→ **Given exercise**
Below is some material; set it all down exactly, apart from the pictures.

→ **Dataset excerpt**
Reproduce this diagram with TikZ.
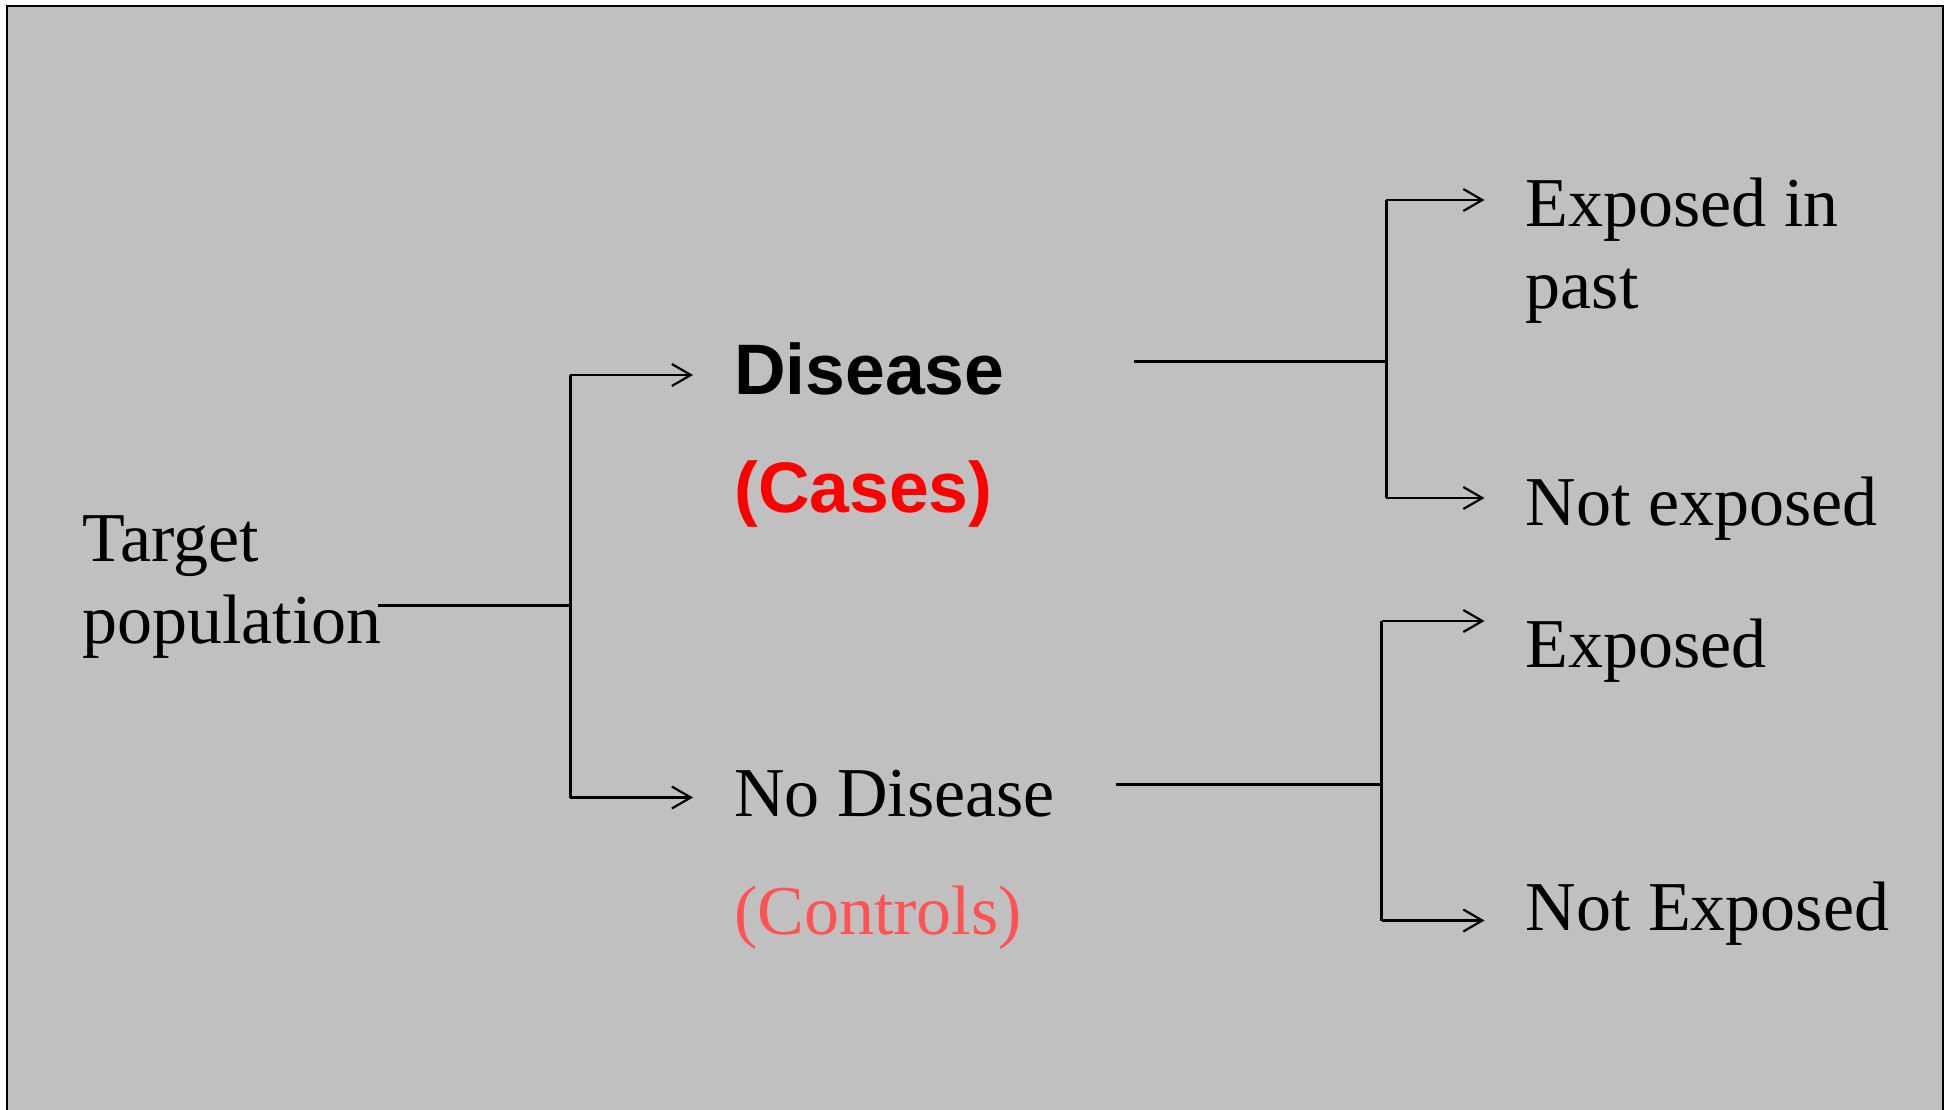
\documentclass[tikz,border=0pt]{standalone}
\usepackage{fontspec}
\setmainfont{Liberation Serif}
\setsansfont{Liberation Sans}
\usetikzlibrary{arrows.meta}
\definecolor{panelgray}{RGB}{192,192,192}
\definecolor{casered}{RGB}{255,0,0}
\definecolor{controlred}{RGB}{255,82,82}
\begin{document}
\begin{tikzpicture}[x=1pt,y=-1pt,
  lbl/.style={anchor=base west, inner sep=0pt, align=left,
    font=\fontsize{70}{82}\selectfont},
  boldlbl/.style={anchor=base west, inner sep=0pt,
    font=\fontsize{71.5}{82}\selectfont\sffamily\bfseries},
  trunk/.style={line width=3pt},
  branch/.style={line width=2.2pt,
    -{Straight Barb[length=19pt,width=22pt,line width=2.2pt]}}]
\useasboundingbox (0,0) rectangle (1948,1110);
% panel
\fill[white] (0,0) rectangle (1948,1110);
\fill[panelgray] (7,6) rectangle (1943,1110);
\draw[line width=2pt] (7,1110) -- (7,6) -- (1943,6) -- (1943,1110);

% labels (multi-line labels are placed by their last baseline)
\node[lbl] (target) at (82,643.5) {Target\\population};
\node[boldlbl] (disease) at (734,394) {Disease};
\node[boldlbl, text=casered] (cases) at (734,512) {(Cases)};
\node[lbl] (nodisease) at (734,816) {No Disease};
\node[lbl, text=controlred] (controls) at (734,934) {(Controls)};
\node[lbl] (exppast) at (1525.5,308) {Exposed in\\past};
\node[lbl] (notexp) at (1525.5,525.5) {Not exposed};
\node[lbl] (exp) at (1525.5,667) {Exposed};
\node[lbl] (notExp) at (1525.5,930.5) {Not Exposed};

% first split: target population
\coordinate (t0) at (378,605);
\coordinate (j1) at (570,605);
\coordinate (j1top) at (570,375);
\coordinate (j1bot) at (570,797.5);
\coordinate (a1top) at (693,375);
\coordinate (a1bot) at (693,797.5);
\draw[trunk] (t0) -- (j1);
\draw[trunk] (j1top) -- (j1bot);
\draw[branch] (j1top) -- (a1top);
\draw[branch] (j1bot) -- (a1bot);

% second split: cases
\coordinate (d0) at (1134,361.5);
\coordinate (j2) at (1386,361.5);
\coordinate (j2top) at (1386,200);
\coordinate (j2bot) at (1386,498);
\coordinate (a2top) at (1484.5,200);
\coordinate (a2bot) at (1484.5,498);
\draw[trunk] (d0) -- (j2);
\draw[trunk] (j2top) -- (j2bot);
\draw[branch] (j2top) -- (a2top);
\draw[branch] (j2bot) -- (a2bot);

% third split: controls
\coordinate (n0) at (1115.6,784);
\coordinate (j3) at (1381.5,784);
\coordinate (j3top) at (1381.5,621);
\coordinate (j3bot) at (1381.5,920.5);
\coordinate (a3top) at (1484.5,621);
\coordinate (a3bot) at (1484.5,920.5);
\draw[trunk] (n0) -- (j3);
\draw[trunk] (j3top) -- (j3bot);
\draw[branch] (j3top) -- (a3top);
\draw[branch] (j3bot) -- (a3bot);
\end{tikzpicture}
\end{document}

→ **Response below**
Reproduce this diagram with TikZ.
\documentclass[tikz,border=0pt]{standalone}
\usepackage{fontspec}
\setmainfont{Liberation Serif}
\setsansfont{Liberation Sans}
\usetikzlibrary{arrows.meta}
\definecolor{panelgray}{RGB}{192,192,192}
\definecolor{casered}{RGB}{255,0,0}
\definecolor{controlred}{RGB}{255,82,82}
\begin{document}
\begin{tikzpicture}[x=1pt,y=-1pt,
  lbl/.style={anchor=base west, inner sep=0pt, align=left,
    font=\fontsize{70}{82}\selectfont},
  boldlbl/.style={anchor=base west, inner sep=0pt,
    font=\fontsize{71.5}{82}\selectfont\sffamily\bfseries},
  trunk/.style={line width=3pt},
  branch/.style={line width=2.2pt,
    -{Straight Barb[length=19pt,width=22pt,line width=2.2pt]}}]
\useasboundingbox (0,0) rectangle (1948,1110);
% panel
\fill[white] (0,0) rectangle (1948,1110);
\fill[panelgray] (7,6) rectangle (1943,1110);
\draw[line width=2pt] (7,1110) -- (7,6) -- (1943,6) -- (1943,1110);

% labels (multi-line labels are placed by their last baseline)
\node[lbl] (target) at (82,643.5) {Target\\population};
\node[boldlbl] (disease) at (734,394) {Disease};
\node[boldlbl, text=casered] (cases) at (734,512) {(Cases)};
\node[lbl] (nodisease) at (734,816) {No Disease};
\node[lbl, text=controlred] (controls) at (734,934) {(Controls)};
\node[lbl] (exppast) at (1525.5,308) {Exposed in\\past};
\node[lbl] (notexp) at (1525.5,525.5) {Not exposed};
\node[lbl] (exp) at (1525.5,667) {Exposed};
\node[lbl] (notExp) at (1525.5,930.5) {Not Exposed};

% first split: target population
\coordinate (t0) at (378,605);
\coordinate (j1) at (570,605);
\coordinate (j1top) at (570,375);
\coordinate (j1bot) at (570,797.5);
\coordinate (a1top) at (693,375);
\coordinate (a1bot) at (693,797.5);
\draw[trunk] (t0) -- (j1);
\draw[trunk] (j1top) -- (j1bot);
\draw[branch] (j1top) -- (a1top);
\draw[branch] (j1bot) -- (a1bot);

% second split: cases
\coordinate (d0) at (1134,361.5);
\coordinate (j2) at (1386,361.5);
\coordinate (j2top) at (1386,200);
\coordinate (j2bot) at (1386,498);
\coordinate (a2top) at (1484.5,200);
\coordinate (a2bot) at (1484.5,498);
\draw[trunk] (d0) -- (j2);
\draw[trunk] (j2top) -- (j2bot);
\draw[branch] (j2top) -- (a2top);
\draw[branch] (j2bot) -- (a2bot);

% third split: controls
\coordinate (n0) at (1115.6,784);
\coordinate (j3) at (1381.5,784);
\coordinate (j3top) at (1381.5,621);
\coordinate (j3bot) at (1381.5,920.5);
\coordinate (a3top) at (1484.5,621);
\coordinate (a3bot) at (1484.5,920.5);
\draw[trunk] (n0) -- (j3);
\draw[trunk] (j3top) -- (j3bot);
\draw[branch] (j3top) -- (a3top);
\draw[branch] (j3bot) -- (a3bot);
\end{tikzpicture}
\end{document}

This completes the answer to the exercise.